JAKARTA, KOMPAS — Keluarga Yun Siska Rohani (29), korban pembunuhan pengemudi angkutan dalam jaringan, menginginkan ada bentuk pertanggungjawaban pihak Grab selaku aplikator layanan yang digunakan pelaku untuk menjerat korban. Pihak Grab Indonesia hari Senin (26/3/2018) menyatakan akan bertanggung jawab untuk memenuhi hak korban setelah seluruh proses investigasi selesai.
Supandi (66), orangtua Siska, menyayangkan sikap perusahaan angkutan daring Grab Indonesia yang belum menemui pihak keluarga setelah pembunuhan putrinya. Kepada Menteri Perhubungan Budi Karya Sumadi, ia mengatakan belum dihubungi pihak perusahaan.
”Kami ingin ada tanggung jawab dari perusahaan taksi online Grab. Mudah-mudahan pihak Grab dan pemerintah bisa bekerja sama agar hal ini tidak terulang kembali,” ujar Supandi saat Budi melayat ke rumah korban di Petukangan, Jakarta Selatan, Minggu (25/3/2018).
Budi salut dengan sikap Supandi yang tabah menghadapi kenyataan. Namun, pihak keluarga berkeinginan untuk meminta kejelasan dari pihak Grab selaku perusahaan aplikator taksi daring yang digunakan pelaku untuk menjerat korban.
Budi mengatakan, perusahaan memang sudah seharusnya bertanggung jawab atas kejadian yang telah merenggut korban jiwa ini. Kasus ini menjadi pelajaran berharga untuk meningkatkan keamanan dan keselamatan angkutan daring.
”Berkaitan dengan keluhan aplikator yang belum datang ke sini, saya mengharapkan, mereka harus datang dan bertanggung jawab. Kita sesama manusia harus menghargai kehilangan yang besar dari Bapak Supandi,” tuturnya.
Ridzki Kramadibrata, Managing Director Grab Indonesia, menyatakan akan bekerja sama dengan pihak kepolisian untuk menyelidiki kejadian yang dilakukan oleh mitra pengemudi mereka. Ia berujar, perusahaan akan berkomitmen untuk memberikan dukungan serta bantuan kepada keluarga dan kerabat korban.

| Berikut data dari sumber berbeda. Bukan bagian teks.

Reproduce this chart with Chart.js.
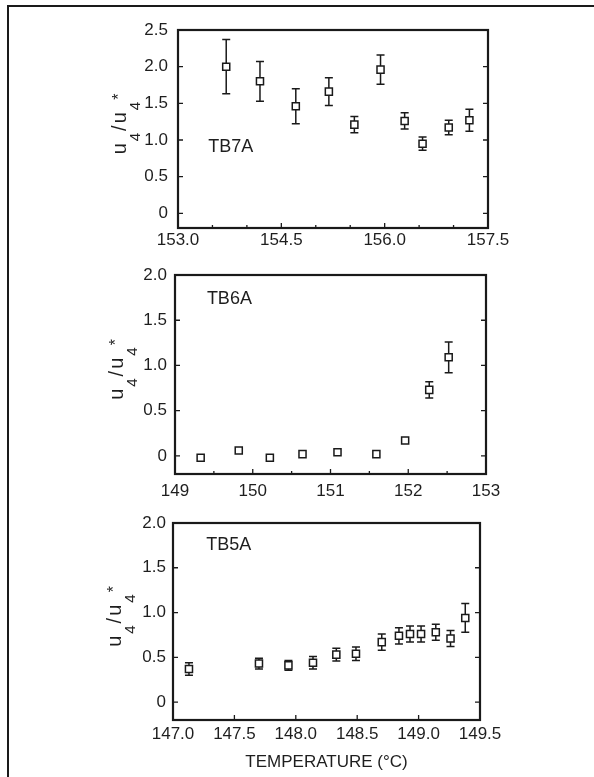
<!DOCTYPE html>
<html>
<head>
<meta charset="utf-8">
<title>u4/u4* vs temperature</title>
<script src="https://cdn.jsdelivr.net/npm/chart.js@4.4.1/dist/chart.umd.min.js"></script>
<style>
  html, body { margin: 0; padding: 0; background: #fff; }
  #page { position: relative; width: 594px; height: 777px; overflow: hidden; }
  .frame {
    position: absolute; left: 7px; top: 5px; right: -10px; bottom: -10px;
    border-top: 2px solid #1a1a1a; border-left: 2px solid #1a1a1a;
  }
  .panel { position: absolute; left: 0; width: 594px; }
</style>
</head>
<body>
<div id="page">
  <div class="frame"></div>
  <div class="panel" style="top:0;height:250px"><canvas id="tb7a"></canvas></div>
  <div class="panel" style="top:250px;height:250px"><canvas id="tb6a"></canvas></div>
  <div class="panel" style="top:500px;height:277px"><canvas id="tb5a"></canvas></div>
</div>
<script>
// TB7A: temperature (°C), u4/u4* and error half-width
const tb7aTemp  = [153.70, 154.19, 154.71, 155.19, 155.56, 155.94, 156.29, 156.55, 156.93, 157.23];
const tb7aRatio = [2.00, 1.80, 1.46, 1.66, 1.21, 1.96, 1.26, 0.95, 1.17, 1.27];
const tb7aErr   = [0.37, 0.27, 0.24, 0.19, 0.11, 0.20, 0.11, 0.09, 0.10, 0.15];

// TB6A
const tb6aTemp  = [149.33, 149.82, 150.22, 150.64, 151.09, 151.59, 151.96, 152.27, 152.52];
const tb6aRatio = [-0.02, 0.06, -0.02, 0.02, 0.04, 0.02, 0.17, 0.73, 1.09];
const tb6aErr   = [0, 0, 0, 0, 0, 0, 0, 0.09, 0.17];

// TB5A
const tb5aTemp  = [147.13, 147.70, 147.94, 148.14, 148.33, 148.49, 148.70, 148.84, 148.93, 149.02, 149.14, 149.26, 149.38];
const tb5aRatio = [0.37, 0.43, 0.41, 0.44, 0.53, 0.54, 0.67, 0.74, 0.76, 0.76, 0.78, 0.71, 0.94];
const tb5aErr   = [0.07, 0.06, 0.055, 0.07, 0.07, 0.075, 0.09, 0.09, 0.09, 0.09, 0.09, 0.09, 0.16];

// tick positions and which of them carry a label
const tb7aXTicks  = [153.0, 153.5, 154.0, 154.5, 155.0, 155.5, 156.0, 156.5, 157.0, 157.5];
const tb7aXLabels = [153.0, 154.5, 156.0, 157.5];
const tb7aYTicks  = [0, 0.5, 1.0, 1.5, 2.0, 2.5];

const tb6aXTicks  = [149, 149.5, 150, 150.5, 151, 151.5, 152, 152.5, 153];
const tb6aXLabels = [149, 150, 151, 152, 153];
const tb6aYTicks  = [0, 0.5, 1.0, 1.5, 2.0];

const tb5aXTicks  = [147.0, 147.5, 148.0, 148.5, 149.0, 149.5];
const tb5aXLabels = [147.0, 147.5, 148.0, 148.5, 149.0, 149.5];
const tb5aYTicks  = [0, 0.5, 1.0, 1.5, 2.0];

const INK = "#1a1a1a";
const TEXT = "#1e1e1e";
const FONT = "'Liberation Sans', Arial, sans-serif";

// error bars under the markers, then frame, inward ticks and texts on top
const decorPlugin = {
  id: "decor",
  beforeDatasetsDraw(chart) {
    const { ctx } = chart;
    const xs = chart.scales.x, ys = chart.scales.y;
    const ds = chart.data.datasets[0];
    ctx.save();
    ctx.strokeStyle = INK;
    ctx.lineWidth = 1.5;
    ds.data.forEach((p, i) => {
      const e = ds.errors[i];
      if (!e) return;
      const px = xs.getPixelForValue(p.x);
      const top = ys.getPixelForValue(p.y + e);
      const bot = ys.getPixelForValue(p.y - e);
      ctx.beginPath();
      ctx.moveTo(px, top); ctx.lineTo(px, bot);
      ctx.moveTo(px - 4, top); ctx.lineTo(px + 4, top);
      ctx.moveTo(px - 4, bot); ctx.lineTo(px + 4, bot);
      ctx.stroke();
    });
    ctx.restore();
  },
  afterDatasetsDraw(chart, args, opts) {
    const { ctx, chartArea: a } = chart;
    const xs = chart.scales.x, ys = chart.scales.y;
    ctx.save();
    ctx.strokeStyle = INK;
    ctx.lineWidth = 2.2;
    ctx.strokeRect(a.left, a.top, a.right - a.left, a.bottom - a.top);

    ctx.lineWidth = 1.3;
    ctx.beginPath();
    xs.ticks.forEach(t => {
      if (t.value <= xs.min || t.value >= xs.max) return;
      const px = xs.getPixelForValue(t.value);
      const len = t.label ? 5 : 3;
      ctx.moveTo(px, a.bottom); ctx.lineTo(px, a.bottom - len);
    });
    ys.ticks.forEach(t => {
      const py = ys.getPixelForValue(t.value);
      ctx.moveTo(a.left, py); ctx.lineTo(a.left + 5, py);
      ctx.moveTo(a.right, py); ctx.lineTo(a.right - 5, py);
    });
    ctx.stroke();

    // sample name
    ctx.fillStyle = TEXT;
    ctx.font = "18px " + FONT;
    ctx.textBaseline = "middle";
    ctx.textAlign = "left";
    ctx.fillText(opts.name, xs.getPixelForValue(opts.nameAt[0]), ys.getPixelForValue(opts.nameAt[1]));

    // rotated u4/u4* title
    const parts = [
      { t: "u", size: 20, dy: 0 },
      { t: "4", size: 15, dy: 14 },
      { t: "/", size: 20, dy: 0 },
      { t: "u", size: 20, dy: 0 },
      { t: "4", size: 15, dy: 14 },
      { t: "*", size: 16, dy: -2 }
    ];
    const gap = 2;
    let total = 0;
    parts.forEach(p => {
      ctx.font = p.size + "px " + FONT;
      p.w = ctx.measureText(p.t).width;
      total += p.w;
    });
    total += gap * (parts.length - 1);
    ctx.translate(a.left - 51, (a.top + a.bottom) / 2 - 5);
    ctx.rotate(-Math.PI / 2);
    ctx.textBaseline = "alphabetic";
    let tx = -total / 2;
    parts.forEach(p => {
      ctx.font = p.size + "px " + FONT;
      ctx.fillText(p.t, tx, -1 + p.dy);
      tx += p.w + gap;
    });
    ctx.setTransform(1, 0, 0, 1, 0, 0);

    if (opts.xTitle) {
      ctx.font = "17px " + FONT;
      ctx.textAlign = "center";
      ctx.textBaseline = "middle";
      ctx.fillText(opts.xTitle, (a.left + a.right) / 2, a.bottom + 42);
    }
    ctx.restore();
  }
};

function makePanel(id, cfg) {
  const points = cfg.temp.map((t, i) => ({ x: t, y: cfg.ratio[i] }));
  return new Chart(document.getElementById(id), {
    type: "scatter",
    data: {
      datasets: [{
        data: points,
        errors: cfg.err,
        pointStyle: "rect",
        pointRadius: 5,
        pointBorderWidth: 1.5,
        pointBorderColor: INK,
        pointBackgroundColor: "#fff",
        showLine: false
      }]
    },
    options: {
      responsive: true,
      maintainAspectRatio: false,
      animation: false,
      events: [],
      layout: { padding: { top: cfg.padTop, right: cfg.padRight, left: 0, bottom: 0 } },
      plugins: {
        legend: { display: false },
        tooltip: { enabled: false },
        decor: { name: cfg.name, nameAt: cfg.nameAt, xTitle: cfg.xTitle }
      },
      scales: {
        x: {
          type: "linear",
          min: cfg.xTicks[0],
          max: cfg.xTicks[cfg.xTicks.length - 1],
          grid: { display: false, drawTicks: false },
          border: { display: false },
          afterBuildTicks: s => { s.ticks = cfg.xTicks.map(v => ({ value: v })); },
          afterFit: s => { s.height = cfg.xHeight; },
          ticks: {
            autoSkip: false,
            maxRotation: 0,
            padding: cfg.xPad,
            color: TEXT,
            font: { family: FONT, size: 17 },
            callback: v => cfg.xLabels.includes(v) ? v.toFixed(cfg.xDigits) : ""
          }
        },
        y: {
          min: -0.2,
          max: cfg.yTicks[cfg.yTicks.length - 1],
          grid: { display: false, drawTicks: false },
          border: { display: false },
          afterBuildTicks: s => { s.ticks = cfg.yTicks.map(v => ({ value: v })); },
          afterFit: s => { s.width = cfg.yWidth; },
          ticks: {
            padding: cfg.yPad,
            color: TEXT,
            font: { family: FONT, size: 17 },
            callback: v => v === 0 ? "0" : v.toFixed(1)
          }
        }
      }
    },
    plugins: [decorPlugin]
  });
}

makePanel("tb7a", {
  temp: tb7aTemp, ratio: tb7aRatio, err: tb7aErr,
  xTicks: tb7aXTicks, xLabels: tb7aXLabels, yTicks: tb7aYTicks, xDigits: 1,
  name: "TB7A", nameAt: [153.44, 0.91],
  padTop: 30, padRight: 106, yWidth: 178, xHeight: 22, xPad: 2, yPad: 10
});

makePanel("tb6a", {
  temp: tb6aTemp, ratio: tb6aRatio, err: tb6aErr,
  xTicks: tb6aXTicks, xLabels: tb6aXLabels, yTicks: tb6aYTicks, xDigits: 0,
  name: "TB6A", nameAt: [149.41, 1.73],
  padTop: 25, padRight: 108, yWidth: 175, xHeight: 26, xPad: 7, yPad: 8
});

makePanel("tb5a", {
  temp: tb5aTemp, ratio: tb5aRatio, err: tb5aErr,
  xTicks: tb5aXTicks, xLabels: tb5aXLabels, yTicks: tb5aYTicks, xDigits: 1,
  name: "TB5A", nameAt: [147.27, 1.75], xTitle: "TEMPERATURE (°C)",
  padTop: 23, padRight: 114, yWidth: 173, xHeight: 57, xPad: 4, yPad: 7
});
</script>
</body>
</html>
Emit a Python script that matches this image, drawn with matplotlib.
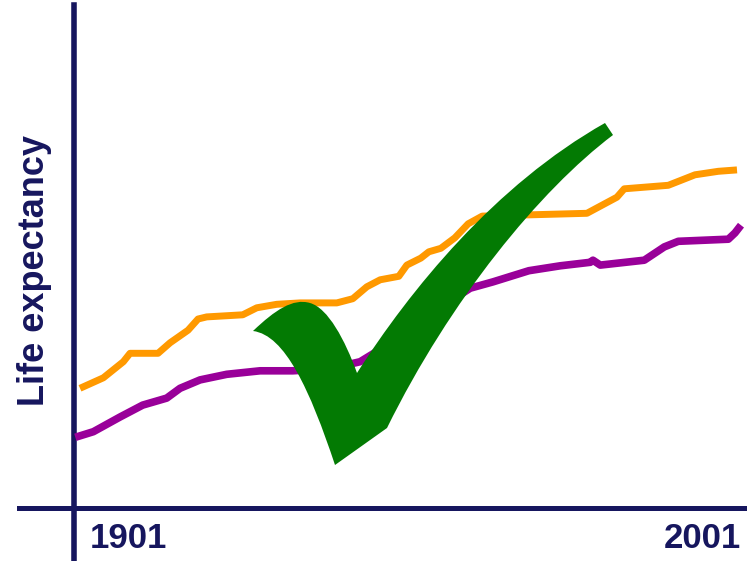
import matplotlib.pyplot as plt
from matplotlib.patches import PathPatch
from matplotlib.path import Path
from matplotlib.transforms import Affine2D

# life expectancy, women (orange) and men (purple)
years_w = [1901.9, 1905.4, 1908.4, 1909.4, 1913.6, 1915.4, 1918.1, 1919.6, 1920.9,
           1926.3, 1928.4, 1931.4, 1934.9, 1940.4, 1942.8, 1944.9, 1946.9, 1949.7,
           1950.9, 1953.0, 1954.2, 1956.0, 1958.1, 1960.1, 1962.2, 1977.9, 1982.4,
           1983.5, 1990.1, 1994.1, 1997.6, 2000.4]
life_w = [52.1, 53.6, 55.9, 57.1, 57.1, 58.6, 60.4, 62.0, 62.3,
          62.6, 63.6, 64.1, 64.3, 64.3, 64.9, 66.6, 67.6, 68.1,
          69.7, 70.7, 71.6, 72.1, 73.6, 75.6, 76.7, 77.1, 79.4,
          80.6, 81.1, 82.6, 83.1, 83.3]

years_m = [1901.2, 1903.9, 1907.9, 1911.3, 1914.9, 1916.9, 1919.9, 1923.9, 1928.9,
           1933.8, 1939.4, 1943.9, 1949.9, 1955.1, 1960.4, 1963.8, 1969.2, 1973.9,
           1978.4, 1978.8, 1979.9, 1986.5, 1989.5, 1991.6, 1999.1, 2000.1, 2001.0]
life_m = [45.1, 45.9, 48.0, 49.7, 50.7, 52.1, 53.3, 54.1, 54.6,
          54.6, 54.9, 55.9, 59.4, 63.1, 66.4, 67.3, 68.9, 69.6,
          70.1, 70.4, 69.7, 70.4, 72.3, 73.1, 73.4, 74.3, 75.4]

tick_labels = ["1901", "2001"]

navy = "#16165e"

fig = plt.figure(figsize=(7.47, 5.61), dpi=100)
ax = fig.add_axes([0, 0, 1, 1])
ax.set_xlim(1901 - 74 / 6.67, 1901 + (747 - 74) / 6.67)
ax.set_ylim(35 - (561 - 508) / 7, 35 + 508 / 7)
ax.axis("off")

# axes drawn by hand
ax.axvline(1901, ymax=1 - 5 / 561, color=navy, lw=4)
ax.axhline(35, xmin=19 / 747, color=navy, lw=3.6)

ax.plot(years_w, life_w, color="#ff9900", lw=5, solid_capstyle="butt", solid_joinstyle="round")
ax.plot(years_m, life_m, color="#990099", lw=5.5, solid_capstyle="butt", solid_joinstyle="round")

font = ["Liberation Sans", "DejaVu Sans"]
ax.text(1903.4, 29.3, tick_labels[0], fontsize=25, fontweight="bold", color=navy,
        family=font, ha="left", va="baseline")
ax.text(2001.0, 29.3, tick_labels[1], fontsize=25, fontweight="bold", color=navy,
        family=font, ha="right", va="baseline")
fig.text(35 / 747, 1 - 270.5 / 561, "Life expectancy", rotation=90, fontsize=26,
         fontweight="bold", color=navy, family=font, ha="center", va="center")

# green tick mark, bezier outline in picture pixels (origin top-left)
M, C, L = Path.MOVETO, Path.CURVE4, Path.LINETO
verts = [(253, 331),
         (275, 310), (293, 298), (310, 303),
         (328, 308), (345, 340), (357, 373),
         (410, 290), (495, 185), (605, 123),
         (613, 135),
         (540, 190), (450, 300), (387, 428),
         (335, 465),
         (310, 390), (285, 335), (253, 331)]
codes = [M, C, C, C, C, C, C, C, C, C, L, C, C, C, L, C, C, C]
px = Affine2D().scale(1 / 747, -1 / 561).translate(0, 1) + fig.transFigure
ax.add_patch(PathPatch(Path(verts, codes), facecolor="#037a03", edgecolor="none",
                       transform=px, zorder=5))

fig.savefig("out.png", dpi=100)
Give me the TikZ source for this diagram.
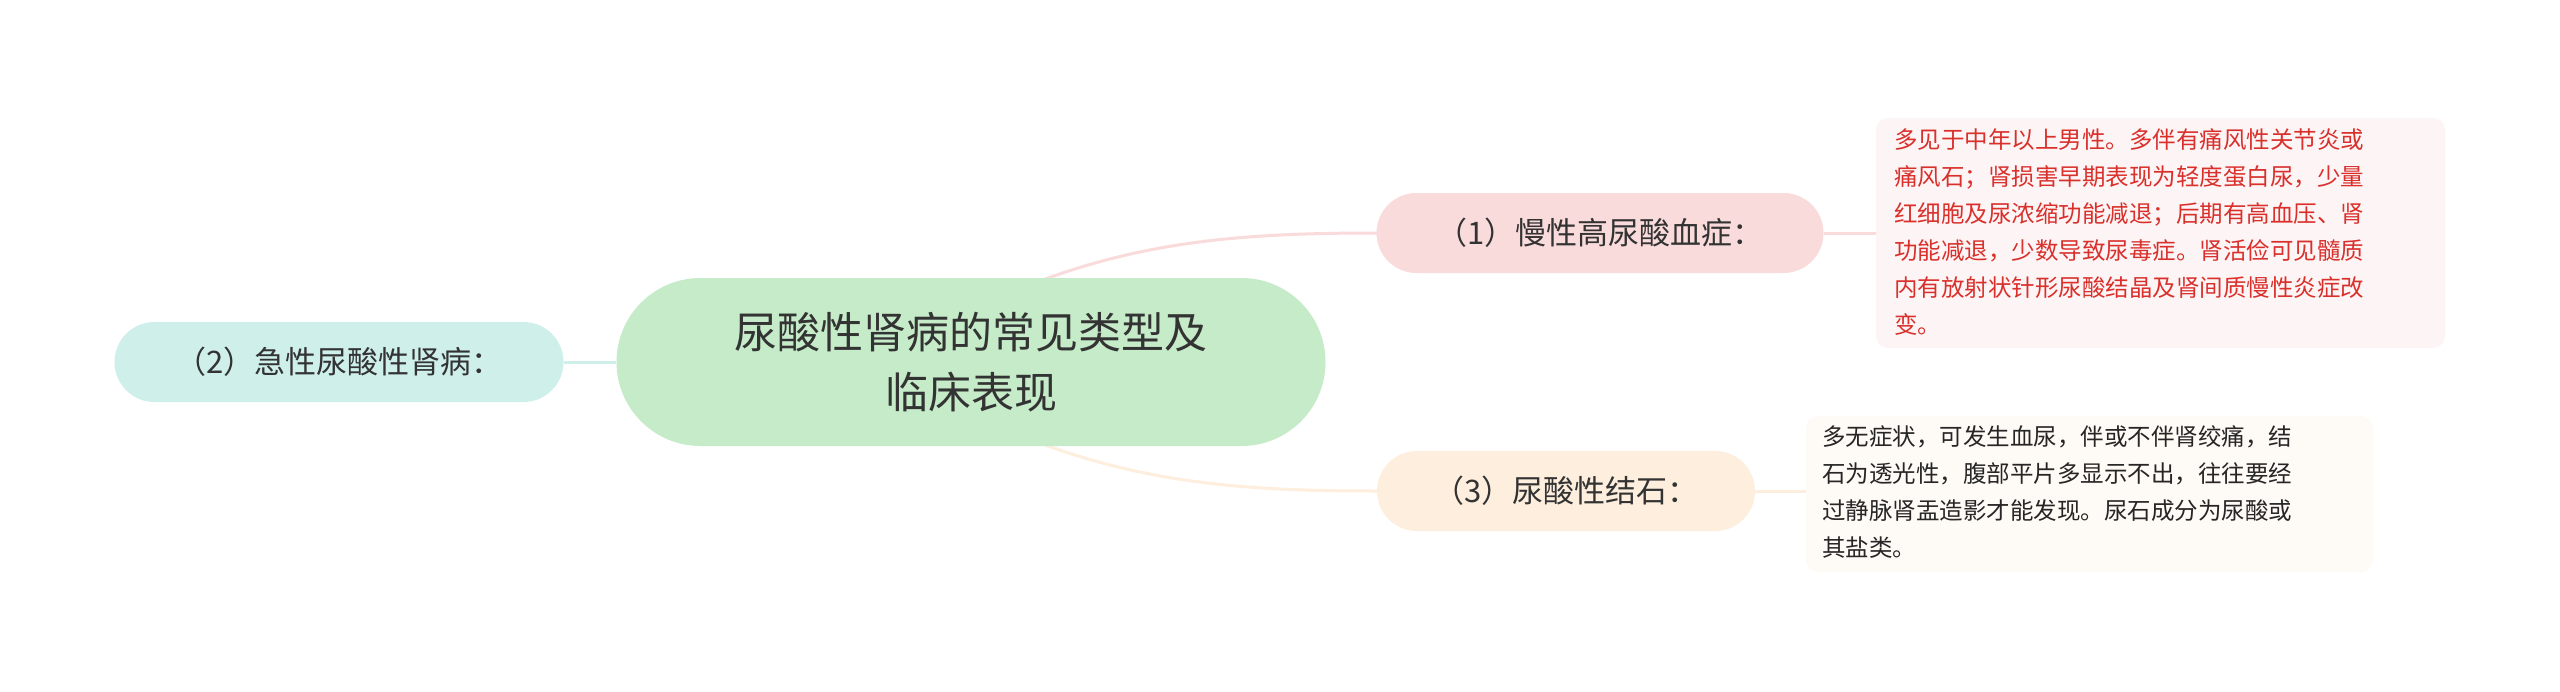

”Kami akan memenuhi hak penumpang, termasuk memproses pertanggungan asuransi yang diperlukan bagi keluarga korban setelah seluruh proses investigasi selesai,” ujarnya.
Belum ditemui
Sumadi bercerita, dirinya mendapatkan informasi kematian putrinya pada Minggu (18/3/2018), pukul 14.00. Saat itu, ia didatangi polisi dari Polres Bogor. Polisi juga memberitahukan, lanjutnya, aplikasi taksi daring yang digunakan Siska adalah Grab.
”Saya tahu dari polisi bahwa anak saya sudah ditemukan meninggal sekitar jam 07.00. Sebelumnya saya masih mengira anak saya tidak pulang karena bekerja,” ucapnya.
Zulfahmi, pemilik BZ Organizer and Entertainment tempat Siska bekerja, juga menyayangkan sikap perusahaan yang masih belum menghubungi keluarga korban.
Padahal, ujarnya, kematian Siska merupakan pukulan berat bagi keluarga karena korban adalah orangtua tunggal yang harus membesarkan anaknya yang masih balita.
”Keluarga telah kehilangan sangat besar. Namun, itikad baik dari perusahaan taksi daring masih belum ada hingga saat ini. Padahal, sudah jelas, polisi menyebut Grab sebagai aplikasi taksi daring yang digunakan pelaku untuk menjebak korban,” tuturnya.
Pola perekrutan
Budi menyatakan, kenyamanan dan keselamatan adalah hal yang harus dipenuhi oleh perusahaan penyedia jasa transportasi. Ia meminta semua aplikator untuk memperbaiki pola perekrutan untuk menghasilkan pengemudi yang bisa menjamin keamanan dan kenyamanan penumpang.
”Ini merupakan kejadian yang menyakitkan dan harus menjadi pelajaran penting bagi perusahaan taksi daring. Memang sebuah kewajaran, badan usaha transportasi harus memenuhi level of service (tingkat pelayanan), dan yang terpenting dalam aturan itu adalah keamanan,” lanjutnya.
Budi berujar, aplikator atau pihak-pihak yang mengoordinasi harus bisa melakukan perekrutan dengan baik. ”Memang seharusnya semua orang punya hak untuk penghidupan yang lebih baik dengan menjadi sopir angkutan daring. Namun, aplikator juga harus memilih, mana yang memang layak menjadi pengemudi,” katanya.